As a leader, I came to think of him and admire him as rather exceptional. His genius was to be able to impose a set of incredibly high standards and exact compliance even from the typically awkward and recalcitrant – the Regiment after all is not short of characters with a slightly poor attitude to authority. Always with humour, a little nudging here and there and most of all with a deep and genuine care, every man was truly seen, appreciated and cared for. The skill of that humour and his care for people could be easily overlooked but he certainly ran one of the happiest and tightest troops. He found new purpose after the military in helping people, mostly in the hills and in the mountains, where his business flourished because he put the needs of his clients above everything and went mile after extra mile. No doubt why so many of them came back time after time and became friends more than just clients. His neighbours would attest to the same selflessness.
Life is really only understood in the context of death. Only the end, its finality and uncertainty can bring us to a full appreciation of what we have and stand to lose. Death is a challenge not to waste life. Bob’s life was full up and lived to the full. He won’t suffer the indignities of age, of fading years and waning strength. His was a noble death song, full throated and strong in the midst of a thing he loved. It is the hardest thing to have to let him go.
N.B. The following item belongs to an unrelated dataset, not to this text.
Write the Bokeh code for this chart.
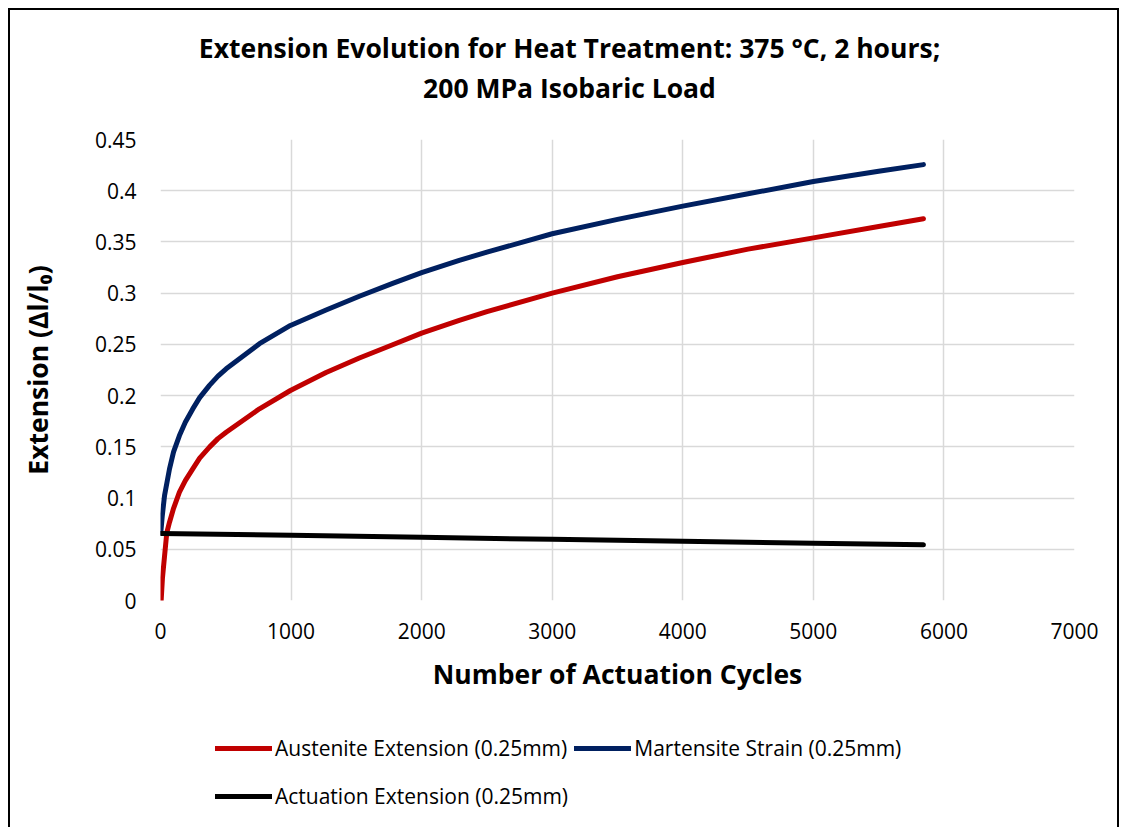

Pericles said; ‘What you leave behind you is not what is engraved in stone monuments but what is woven into the lives of others’. Bob’s death leaves a huge scar in my life, and in the lives of many others too, most of all his beloved wife. But how true that he is woven into my life. For all those days and experiences, I am left with a deep abiding gratitude that will come to outweigh my selfish grief. His voice will always be there, in my head, with wisdom, sound counsel and some endearing term of abuse. God speed cat fanny.